Requirement = Copy word for word the lines in the records below, starting at the line with "Recreate this image as a Python" and ending at the line with "from matplotlib.ticker import". Skip the pictures.

Data provided =
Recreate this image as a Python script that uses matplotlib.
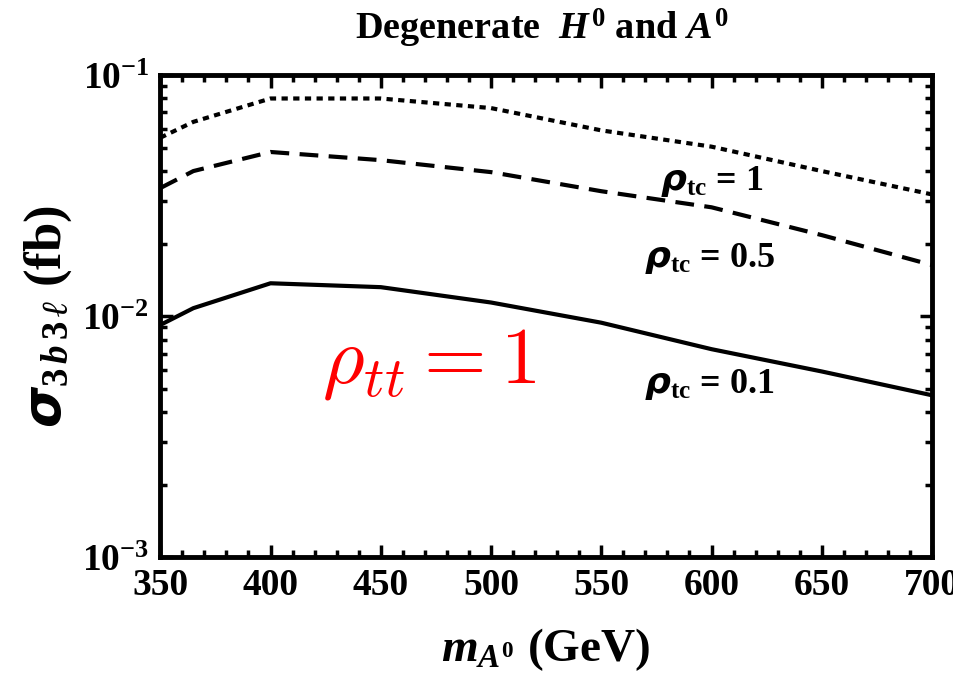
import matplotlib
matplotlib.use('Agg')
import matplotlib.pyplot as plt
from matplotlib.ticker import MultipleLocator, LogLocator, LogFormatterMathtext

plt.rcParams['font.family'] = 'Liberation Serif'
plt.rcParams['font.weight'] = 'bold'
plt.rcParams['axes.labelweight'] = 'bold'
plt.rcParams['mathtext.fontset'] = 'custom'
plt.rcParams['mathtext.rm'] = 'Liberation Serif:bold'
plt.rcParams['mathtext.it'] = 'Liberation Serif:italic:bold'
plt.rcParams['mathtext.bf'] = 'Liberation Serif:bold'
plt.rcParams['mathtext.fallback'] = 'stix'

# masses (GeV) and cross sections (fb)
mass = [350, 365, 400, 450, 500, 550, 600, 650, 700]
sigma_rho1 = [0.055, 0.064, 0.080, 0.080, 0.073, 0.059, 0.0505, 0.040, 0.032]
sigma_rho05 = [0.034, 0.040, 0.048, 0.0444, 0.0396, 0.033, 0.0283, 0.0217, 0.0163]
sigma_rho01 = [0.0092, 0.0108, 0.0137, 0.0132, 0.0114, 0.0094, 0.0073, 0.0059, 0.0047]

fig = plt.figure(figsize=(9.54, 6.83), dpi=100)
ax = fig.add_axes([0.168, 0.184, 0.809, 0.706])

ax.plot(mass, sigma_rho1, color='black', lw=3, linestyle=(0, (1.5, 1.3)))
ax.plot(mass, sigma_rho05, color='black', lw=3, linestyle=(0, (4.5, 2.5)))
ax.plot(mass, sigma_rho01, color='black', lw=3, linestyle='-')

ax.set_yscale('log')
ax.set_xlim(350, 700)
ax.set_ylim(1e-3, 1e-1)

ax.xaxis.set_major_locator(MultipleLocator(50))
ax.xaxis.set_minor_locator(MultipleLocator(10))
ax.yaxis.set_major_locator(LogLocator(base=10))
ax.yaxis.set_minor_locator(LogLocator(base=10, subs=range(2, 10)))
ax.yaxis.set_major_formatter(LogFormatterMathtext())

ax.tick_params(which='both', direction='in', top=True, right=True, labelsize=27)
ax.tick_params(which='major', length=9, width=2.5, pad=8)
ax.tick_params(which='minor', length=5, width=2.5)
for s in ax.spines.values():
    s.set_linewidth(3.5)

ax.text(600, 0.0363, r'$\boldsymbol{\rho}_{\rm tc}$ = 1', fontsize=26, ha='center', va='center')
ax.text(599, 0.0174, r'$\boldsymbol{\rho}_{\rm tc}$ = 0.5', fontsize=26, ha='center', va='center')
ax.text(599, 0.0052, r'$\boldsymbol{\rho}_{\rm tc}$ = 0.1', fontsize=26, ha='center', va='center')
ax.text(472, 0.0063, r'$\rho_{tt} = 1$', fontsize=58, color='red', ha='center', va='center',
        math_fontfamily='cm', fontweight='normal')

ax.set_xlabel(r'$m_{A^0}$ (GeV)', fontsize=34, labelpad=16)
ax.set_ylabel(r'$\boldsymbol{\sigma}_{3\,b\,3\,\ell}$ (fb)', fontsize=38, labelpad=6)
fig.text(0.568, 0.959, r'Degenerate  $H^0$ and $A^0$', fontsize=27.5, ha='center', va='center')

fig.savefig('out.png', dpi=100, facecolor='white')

--

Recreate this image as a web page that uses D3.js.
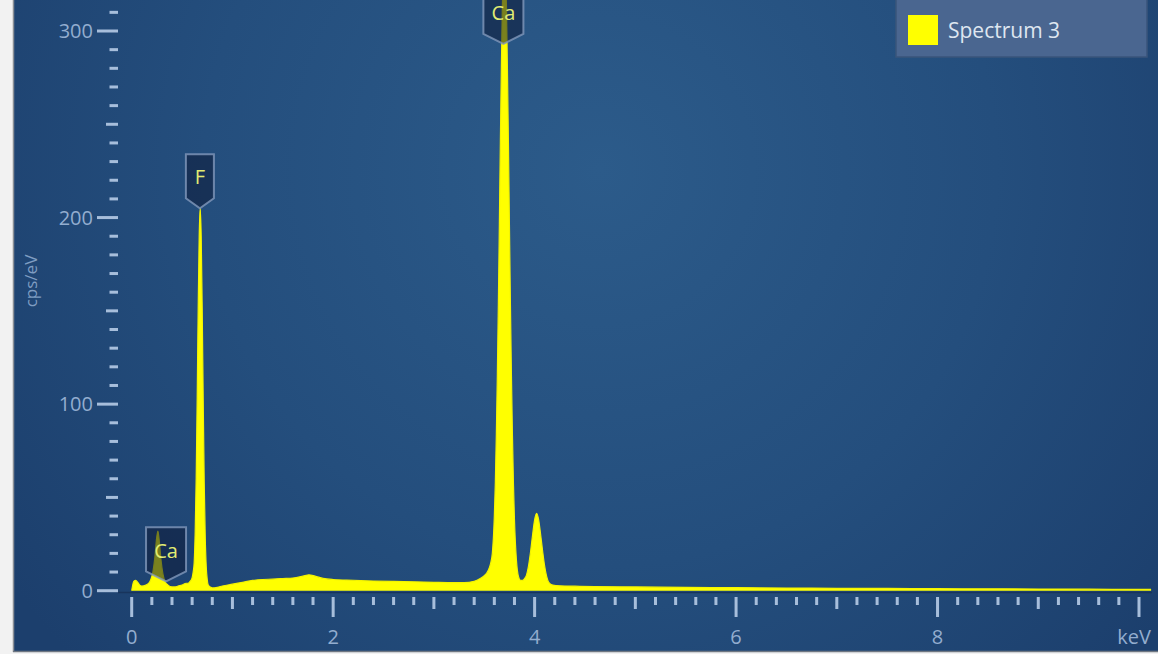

Output below =
Recreate this image as a Python script that uses matplotlib.
import matplotlib
matplotlib.use('Agg')
import matplotlib.pyplot as plt
from matplotlib.ticker import MultipleLocator, LogLocator, LogFormatterMathtext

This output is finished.